> WHAT IS NEEDED:
All of the data should be output character for character, except the pictures.

> DATA EXCERPTS:

============

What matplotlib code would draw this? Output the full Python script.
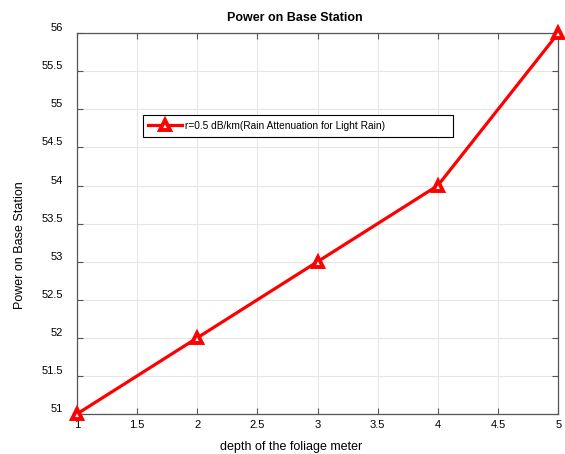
import matplotlib
matplotlib.use('Agg')
import matplotlib.pyplot as plt
import matplotlib.transforms as mtransforms
from matplotlib.patches import Rectangle

plt.rcParams['font.family'] = ['Liberation Sans', 'DejaVu Sans']

depth = [1, 2, 3, 4, 5]
power = [51, 52, 53, 54, 56]
xticks = [1, 1.5, 2, 2.5, 3, 3.5, 4, 4.5, 5]
yticks = [51, 51.5, 52, 52.5, 53, 53.5, 54, 54.5, 55, 55.5, 56]
series_label = 'r=0.5 dB/km(Rain Attenuation for Light Rain)'

fig = plt.figure(figsize=(5.65, 4.54), dpi=100)
ax = fig.add_axes([0.136, 0.088, 0.852, 0.839])

ax.plot(depth, power, color='red', lw=2.3, marker='^', ms=7.5,
        mfc='white', mec='red', mew=2.8, label=series_label, clip_on=False, zorder=5)

ax.set_xlim(1, 5)
ax.set_ylim(51, 56)
ax.set_xticks(xticks)
ax.set_yticks(yticks)
ax.set_xticklabels([f'{v:g}' for v in xticks])
ax.set_yticklabels([f'{v:g}' for v in yticks])
ax.grid(True, color='#e6e6e6', lw=0.8)
ax.set_axisbelow(True)
ax.tick_params(direction='in', length=4, width=0.8, color='#555555',
               labelsize=8, top=True, right=True)
ax.tick_params(axis='x', pad=4)
ax.tick_params(axis='y', pad=10)
for s in ax.spines.values():
    s.set_color('#555555')
    s.set_linewidth(0.9)

# y labels sit a little above their ticks
off = mtransforms.ScaledTranslation(0, 6 / 100, fig.dpi_scale_trans)
for lab in ax.get_yticklabels():
    lab.set_transform(lab.get_transform() + off)

ax.set_title('Power on Base Station', fontsize=9, fontweight='bold', x=0.453, pad=9)
ax.set_xlabel('depth of the foliage meter', fontsize=9)
ax.set_ylabel('Power on Base Station', fontsize=9)
ax.xaxis.set_label_coords(0.445, -0.07)
ax.yaxis.set_label_coords(-0.105, 0.444)

# legend entry without its own frame, boxed by a wider rectangle
leg = ax.legend(loc='center left', bbox_to_anchor=(0.1476, 0.757), fontsize=7.25,
                frameon=False, borderpad=0, handlelength=3.4,
                handletextpad=0.25, borderaxespad=0)
ax.add_patch(Rectangle((0.137, 0.727), 0.645, 0.058, transform=ax.transAxes,
                       fill=True, facecolor='white', edgecolor='black', lw=0.8,
                       zorder=6))
leg.set_zorder(7)

fig.savefig('out.png', dpi=100)
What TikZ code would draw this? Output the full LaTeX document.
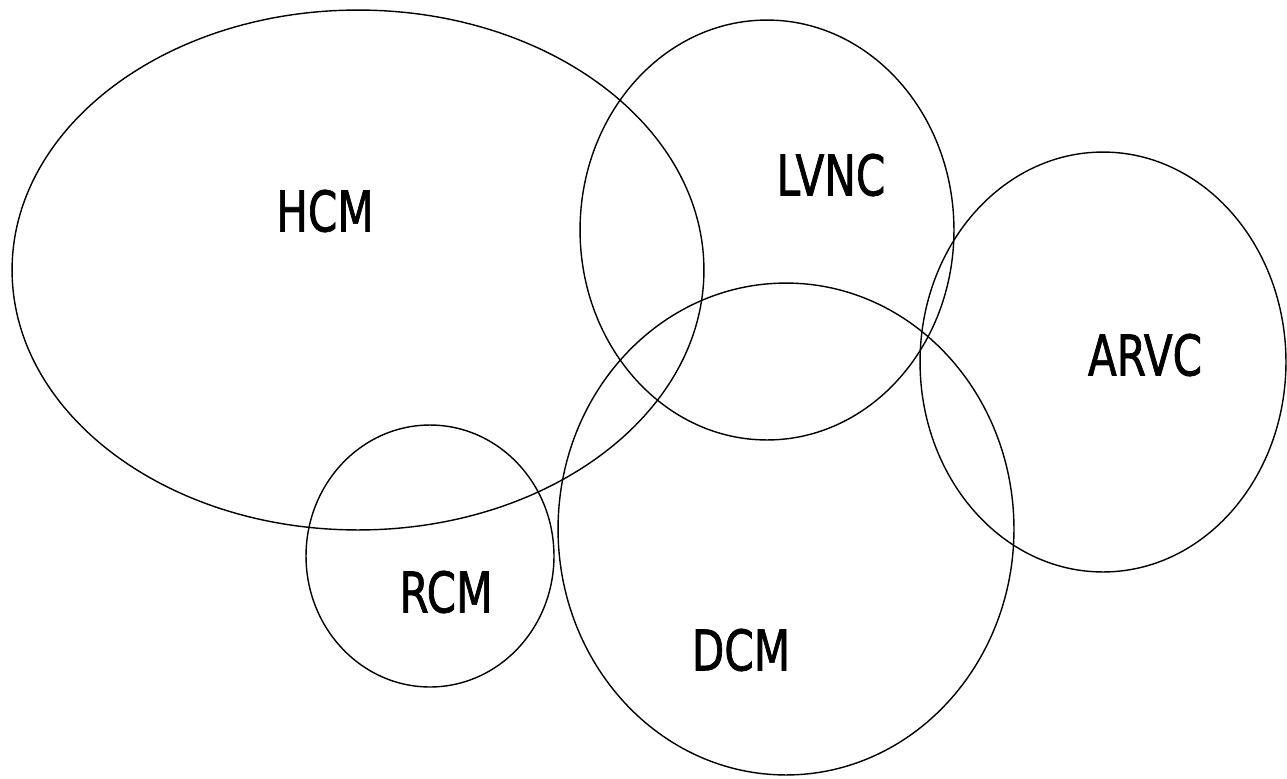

============

> THE OUTPUT:
What matplotlib code would draw this? Output the full Python script.
import matplotlib
matplotlib.use('Agg')
import matplotlib.pyplot as plt
import matplotlib.transforms as mtransforms
from matplotlib.patches import Rectangle

plt.rcParams['font.family'] = ['Liberation Sans', 'DejaVu Sans']

depth = [1, 2, 3, 4, 5]
power = [51, 52, 53, 54, 56]
xticks = [1, 1.5, 2, 2.5, 3, 3.5, 4, 4.5, 5]
yticks = [51, 51.5, 52, 52.5, 53, 53.5, 54, 54.5, 55, 55.5, 56]
series_label = 'r=0.5 dB/km(Rain Attenuation for Light Rain)'

fig = plt.figure(figsize=(5.65, 4.54), dpi=100)
ax = fig.add_axes([0.136, 0.088, 0.852, 0.839])

ax.plot(depth, power, color='red', lw=2.3, marker='^', ms=7.5,
        mfc='white', mec='red', mew=2.8, label=series_label, clip_on=False, zorder=5)

ax.set_xlim(1, 5)
ax.set_ylim(51, 56)
ax.set_xticks(xticks)
ax.set_yticks(yticks)
ax.set_xticklabels([f'{v:g}' for v in xticks])
ax.set_yticklabels([f'{v:g}' for v in yticks])
ax.grid(True, color='#e6e6e6', lw=0.8)
ax.set_axisbelow(True)
ax.tick_params(direction='in', length=4, width=0.8, color='#555555',
               labelsize=8, top=True, right=True)
ax.tick_params(axis='x', pad=4)
ax.tick_params(axis='y', pad=10)
for s in ax.spines.values():
    s.set_color('#555555')
    s.set_linewidth(0.9)

# y labels sit a little above their ticks
off = mtransforms.ScaledTranslation(0, 6 / 100, fig.dpi_scale_trans)
for lab in ax.get_yticklabels():
    lab.set_transform(lab.get_transform() + off)

ax.set_title('Power on Base Station', fontsize=9, fontweight='bold', x=0.453, pad=9)
ax.set_xlabel('depth of the foliage meter', fontsize=9)
ax.set_ylabel('Power on Base Station', fontsize=9)
ax.xaxis.set_label_coords(0.445, -0.07)
ax.yaxis.set_label_coords(-0.105, 0.444)

# legend entry without its own frame, boxed by a wider rectangle
leg = ax.legend(loc='center left', bbox_to_anchor=(0.1476, 0.757), fontsize=7.25,
                frameon=False, borderpad=0, handlelength=3.4,
                handletextpad=0.25, borderaxespad=0)
ax.add_patch(Rectangle((0.137, 0.727), 0.645, 0.058, transform=ax.transAxes,
                       fill=True, facecolor='white', edgecolor='black', lw=0.8,
                       zorder=6))
leg.set_zorder(7)

fig.savefig('out.png', dpi=100)
What TikZ code would draw this? Output the full LaTeX document.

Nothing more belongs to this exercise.